• [Directions for this task]:
Write out only the span of lines that begins at the line with "Write the Plotly code for this chart." and ends at the line with "v)], side, cat)". Keep both end lines, word for word.

• [Input records]:

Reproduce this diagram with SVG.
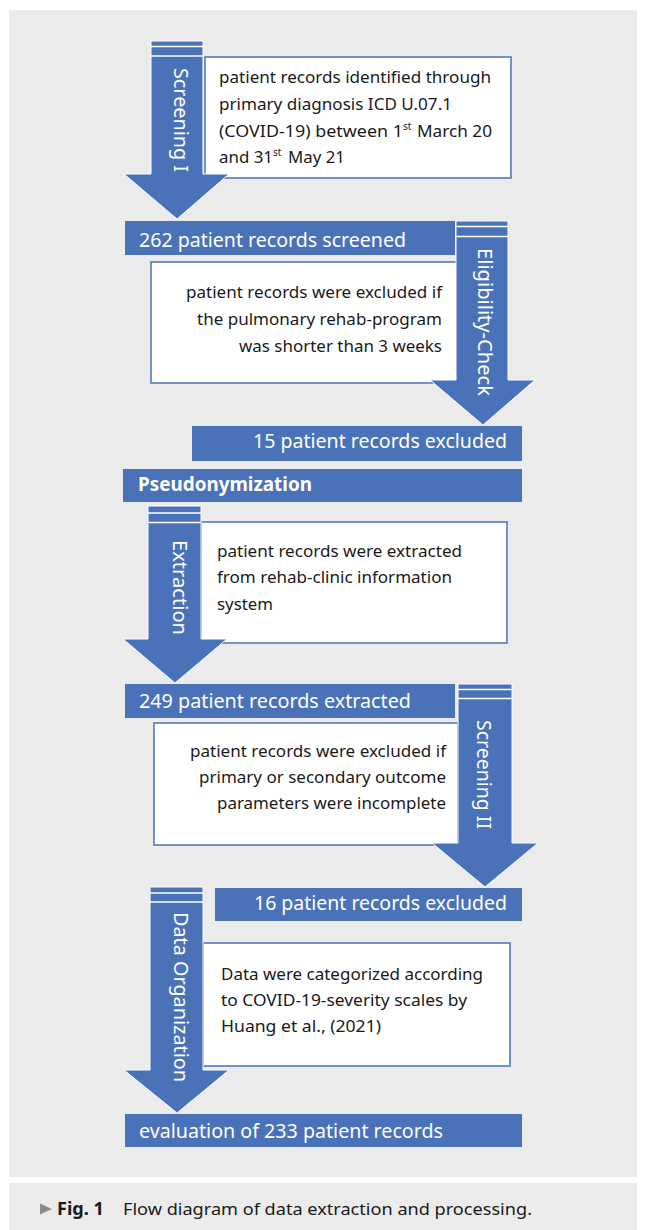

...

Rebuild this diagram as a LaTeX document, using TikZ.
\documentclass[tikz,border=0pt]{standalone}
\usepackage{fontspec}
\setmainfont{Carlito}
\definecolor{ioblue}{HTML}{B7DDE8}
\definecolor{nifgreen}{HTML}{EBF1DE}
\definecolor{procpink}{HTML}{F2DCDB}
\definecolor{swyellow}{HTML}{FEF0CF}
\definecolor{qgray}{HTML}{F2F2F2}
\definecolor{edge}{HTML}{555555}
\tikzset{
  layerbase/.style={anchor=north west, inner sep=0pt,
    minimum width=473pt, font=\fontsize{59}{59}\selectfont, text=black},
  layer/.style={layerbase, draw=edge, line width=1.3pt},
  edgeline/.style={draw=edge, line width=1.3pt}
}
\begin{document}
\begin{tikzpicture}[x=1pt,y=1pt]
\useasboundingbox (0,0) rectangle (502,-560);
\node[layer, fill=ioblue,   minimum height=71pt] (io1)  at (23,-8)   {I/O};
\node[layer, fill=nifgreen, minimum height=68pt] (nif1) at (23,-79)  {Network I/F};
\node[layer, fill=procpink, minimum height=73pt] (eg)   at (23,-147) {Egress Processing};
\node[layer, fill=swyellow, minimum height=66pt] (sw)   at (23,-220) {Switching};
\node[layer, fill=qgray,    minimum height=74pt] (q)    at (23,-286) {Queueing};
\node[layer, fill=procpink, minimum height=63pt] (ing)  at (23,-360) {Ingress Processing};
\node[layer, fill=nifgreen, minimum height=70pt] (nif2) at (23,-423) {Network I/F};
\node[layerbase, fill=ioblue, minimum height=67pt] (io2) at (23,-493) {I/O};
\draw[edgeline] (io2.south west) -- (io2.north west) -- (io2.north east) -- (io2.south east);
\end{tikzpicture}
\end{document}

...

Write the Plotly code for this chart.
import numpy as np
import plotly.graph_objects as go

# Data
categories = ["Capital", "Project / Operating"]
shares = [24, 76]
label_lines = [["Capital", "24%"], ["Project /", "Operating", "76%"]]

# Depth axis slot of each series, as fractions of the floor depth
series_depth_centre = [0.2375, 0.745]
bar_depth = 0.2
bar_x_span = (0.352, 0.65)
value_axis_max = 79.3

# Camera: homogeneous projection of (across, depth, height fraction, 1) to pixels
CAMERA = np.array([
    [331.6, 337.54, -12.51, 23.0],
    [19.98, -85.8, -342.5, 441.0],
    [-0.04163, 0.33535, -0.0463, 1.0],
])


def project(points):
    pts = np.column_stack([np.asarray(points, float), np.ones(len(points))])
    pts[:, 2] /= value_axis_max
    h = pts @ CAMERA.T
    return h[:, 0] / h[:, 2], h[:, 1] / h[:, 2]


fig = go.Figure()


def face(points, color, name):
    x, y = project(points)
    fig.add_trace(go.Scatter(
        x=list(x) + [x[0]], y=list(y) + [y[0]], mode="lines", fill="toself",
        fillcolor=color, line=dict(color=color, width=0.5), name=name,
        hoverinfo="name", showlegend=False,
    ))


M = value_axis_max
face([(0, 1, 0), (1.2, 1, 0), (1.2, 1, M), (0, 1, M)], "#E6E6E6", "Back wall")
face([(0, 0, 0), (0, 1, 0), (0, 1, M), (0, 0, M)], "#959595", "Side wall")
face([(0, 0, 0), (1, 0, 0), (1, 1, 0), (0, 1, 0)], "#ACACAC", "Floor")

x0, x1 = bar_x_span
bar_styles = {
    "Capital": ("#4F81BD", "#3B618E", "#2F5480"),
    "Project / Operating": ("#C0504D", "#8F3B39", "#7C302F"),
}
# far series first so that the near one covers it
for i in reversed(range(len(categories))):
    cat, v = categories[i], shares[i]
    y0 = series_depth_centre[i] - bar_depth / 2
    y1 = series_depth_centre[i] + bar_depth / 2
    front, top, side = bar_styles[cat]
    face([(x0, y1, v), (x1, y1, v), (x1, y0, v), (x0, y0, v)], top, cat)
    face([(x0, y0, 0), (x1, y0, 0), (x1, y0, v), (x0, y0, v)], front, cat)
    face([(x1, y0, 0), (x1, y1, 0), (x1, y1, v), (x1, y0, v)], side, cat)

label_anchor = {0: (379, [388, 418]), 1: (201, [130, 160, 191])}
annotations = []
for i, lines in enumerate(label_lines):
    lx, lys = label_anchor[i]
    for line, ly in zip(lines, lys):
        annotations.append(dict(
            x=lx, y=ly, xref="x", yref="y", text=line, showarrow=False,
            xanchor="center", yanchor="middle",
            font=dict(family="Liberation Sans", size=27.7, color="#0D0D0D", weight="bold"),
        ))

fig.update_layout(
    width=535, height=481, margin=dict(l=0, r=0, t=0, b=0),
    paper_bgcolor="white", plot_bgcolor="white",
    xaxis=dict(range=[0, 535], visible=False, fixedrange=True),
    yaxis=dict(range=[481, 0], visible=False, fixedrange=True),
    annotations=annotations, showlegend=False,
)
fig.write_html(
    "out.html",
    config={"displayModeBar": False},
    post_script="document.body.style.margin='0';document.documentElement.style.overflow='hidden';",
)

• [Exercise solution]:
Write the Plotly code for this chart.
import numpy as np
import plotly.graph_objects as go

# Data
categories = ["Capital", "Project / Operating"]
shares = [24, 76]
label_lines = [["Capital", "24%"], ["Project /", "Operating", "76%"]]

# Depth axis slot of each series, as fractions of the floor depth
series_depth_centre = [0.2375, 0.745]
bar_depth = 0.2
bar_x_span = (0.352, 0.65)
value_axis_max = 79.3

# Camera: homogeneous projection of (across, depth, height fraction, 1) to pixels
CAMERA = np.array([
    [331.6, 337.54, -12.51, 23.0],
    [19.98, -85.8, -342.5, 441.0],
    [-0.04163, 0.33535, -0.0463, 1.0],
])


def project(points):
    pts = np.column_stack([np.asarray(points, float), np.ones(len(points))])
    pts[:, 2] /= value_axis_max
    h = pts @ CAMERA.T
    return h[:, 0] / h[:, 2], h[:, 1] / h[:, 2]


fig = go.Figure()


def face(points, color, name):
    x, y = project(points)
    fig.add_trace(go.Scatter(
        x=list(x) + [x[0]], y=list(y) + [y[0]], mode="lines", fill="toself",
        fillcolor=color, line=dict(color=color, width=0.5), name=name,
        hoverinfo="name", showlegend=False,
    ))


M = value_axis_max
face([(0, 1, 0), (1.2, 1, 0), (1.2, 1, M), (0, 1, M)], "#E6E6E6", "Back wall")
face([(0, 0, 0), (0, 1, 0), (0, 1, M), (0, 0, M)], "#959595", "Side wall")
face([(0, 0, 0), (1, 0, 0), (1, 1, 0), (0, 1, 0)], "#ACACAC", "Floor")

x0, x1 = bar_x_span
bar_styles = {
    "Capital": ("#4F81BD", "#3B618E", "#2F5480"),
    "Project / Operating": ("#C0504D", "#8F3B39", "#7C302F"),
}
# far series first so that the near one covers it
for i in reversed(range(len(categories))):
    cat, v = categories[i], shares[i]
    y0 = series_depth_centre[i] - bar_depth / 2
    y1 = series_depth_centre[i] + bar_depth / 2
    front, top, side = bar_styles[cat]
    face([(x0, y1, v), (x1, y1, v), (x1, y0, v), (x0, y0, v)], top, cat)
    face([(x0, y0, 0), (x1, y0, 0), (x1, y0, v), (x0, y0, v)], front, cat)
    face([(x1, y0, 0), (x1, y1, 0), (x1, y1, v), (x1, y0, v)], side, cat)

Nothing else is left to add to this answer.